Recycling Your Holiday Pumpkins

After Halloween, what can you do with your pumpkins?

If you have a whole pumpkin, scoop it out, bake the seeds and puree the fruit to be used for pumpkin pie. It’s high in vitamins and minerals.

A recommended easy way to make puree is to cut the pumpkin in half, scoop out the seeds and stringy parts, place the halves face down on a baking tray and add a cup of water to the tray. Then bake it for about 90 minutes to cook the pumpkin. Scoop out the pumpkin pulp and puree it in a blender. 

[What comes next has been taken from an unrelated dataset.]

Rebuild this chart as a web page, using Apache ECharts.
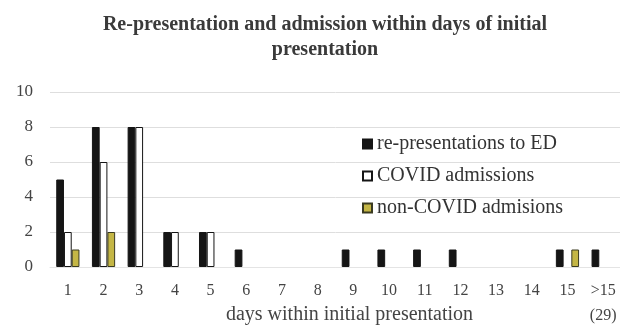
<!DOCTYPE html>
<html>
<head>
<meta charset="utf-8">
<script src="https://cdn.jsdelivr.net/npm/echarts@6/dist/echarts.min.js"></script>
<style>
  html, body { margin: 0; padding: 0; background: #fff; }
  #chart { width: 620px; height: 327px; }
</style>
</head>
<body>
<div id="chart"></div>
<script>
// Days after the initial presentation
const days = ['1', '2', '3', '4', '5', '6', '7', '8', '9', '10', '11', '12', '13', '14', '15', '>15\n(29)'];
// Counts per day
const rePresentations = [5, 8, 8, 2, 2, 1, 0, 0, 1, 1, 1, 1, 0, 0, 1, 1];
const covidAdmissions = [2, 6, 8, 2, 2, 0, 0, 0, 0, 0, 0, 0, 0, 0, 0, 0];
const nonCovidAdmissions = [1, 2, 0, 0, 0, 0, 0, 0, 0, 0, 0, 0, 0, 0, 1, 0];
const yTicks = [0, 2, 4, 6, 8, 10];

const serif = '"Liberation Serif", "DejaVu Serif", serif';

// zero counts draw no bar (and no outline)
function barData(values) {
  return values.map(v => v === 0 ? { value: v, itemStyle: { borderWidth: 0, opacity: 0 } } : v);
}

const chart = echarts.init(document.getElementById('chart'));

chart.setOption({
  animation: false,
  backgroundColor: '#fff',
  title: {
    text: 'Re-presentation and admission within days of initial\npresentation',
    left: 320,
    textAlign: 'center',
    top: 7,
    textStyle: {
      fontFamily: serif,
      fontSize: 20,
      fontWeight: 'bold',
      color: '#3a3a3a',
      lineHeight: 25
    }
  },
  legend: {
    orient: 'vertical',
    left: 357,
    top: 129,
    itemGap: 12,
    itemWidth: 9,
    itemHeight: 9,
    icon: 'rect',
    textStyle: { fontFamily: serif, fontSize: 20, color: '#333' },
    data: ['re-presentations to ED', 'COVID admissions', 'non-COVID admisions']
  },
  grid: { left: 50, right: -1, top: 92, bottom: 60, outerBoundsMode: 'none', containLabel: false },
  xAxis: {
    type: 'category',
    data: days,
    name: 'days within initial presentation',
    nameLocation: 'middle',
    nameGap: 38,
    nameMoveOverlap: false,
    nameTextStyle: { fontFamily: serif, fontSize: 20, color: '#444', padding: [0, 0, 0, 28] },
    axisLine: { show: true, lineStyle: { color: '#e4e4e4' } },
    axisTick: { show: false },
    axisLabel: { fontFamily: serif, fontSize: 16, color: '#444', margin: 11, lineHeight: 25, interval: 0 }
  },
  yAxis: {
    type: 'value',
    min: yTicks[0],
    max: yTicks[yTicks.length - 1],
    interval: 2,
    axisLine: { show: false },
    axisTick: { show: false },
    axisLabel: { fontFamily: serif, fontSize: 17, color: '#444', margin: 17, align: 'right' },
    splitLine: { lineStyle: { color: '#dedede' } }
  },
  series: [
    {
      name: 're-presentations to ED',
      type: 'bar',
      data: barData(rePresentations),
      barGap: '0%',
      barCategoryGap: '35%',
      itemStyle: { color: '#151515', borderColor: '#151515', borderWidth: 1 }
    },
    {
      name: 'COVID admissions',
      type: 'bar',
      data: barData(covidAdmissions),
      itemStyle: { color: '#ffffff', borderColor: '#151515', borderWidth: 1 }
    },
    {
      name: 'non-COVID admisions',
      type: 'bar',
      data: barData(nonCovidAdmissions),
      itemStyle: { color: '#c4b645', borderColor: '#3a3a20', borderWidth: 1 }
    }
  ]
});
</script>
</body>
</html>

You can also add a bit of puree to anything to make it pumpkin spiced, from coffee to bread or cake, to butter. Make pumpkin soup, ravioli, or mix chunks with ground turkey and beans to make turkey chili. Pumpkin can be substituted in any butternut squash recipe. You can also add it to vegetable stock along with celery, onions and parsley. 

Dogs love pumpkin, which helps with digestion. Add some puree to your dog’s dinner or bake chunks for a treat, or even make dog cookies.

The seeds are also rich in vitamins and minerals. Drizzle a little olive oil and salt, and roast them in the oven for a snack. Some cooks add garlic, butter, seasoned salt or curry powder for a little zing.

You can save some seeds to plant next season. Rinse them off and let them air dry completely on a paper towel for about four weeks, and then store them in an envelope until planting time in June. 

You can pickle the rind. There are a surprising number of recipes online for pickled pumpkin rind. Ingredients run the gamut from mustard and white wine to cinnamon and black pepper!

Or put rind skin into a dehydrator with sea salt and paprika to make pumpkin crisps that are full of vitamins. They will resemble sweet potato fries.

For those who are more nature-minded than kitchen-savvy, a pumpkin goes a long way toward feeding backyard buddies. If you used a candle in the jack-o-lantern, scrape out the wax first. For either a whole or a carved pumpkin, cut it into small sections to spread throughout the yard. It is a tasty treat for squirrels, birds, foxes, chipmunks, rabbits, deer and badgers. If you live near a zoo or wildlife habitat, they may welcome pumpkin donations to help feed their animals. 

Crafty? Recycle the gourd into a fall planter or a bird feeder.

As they begin to deteriorate, whatever is left can be composted in your backyard. Zero waste!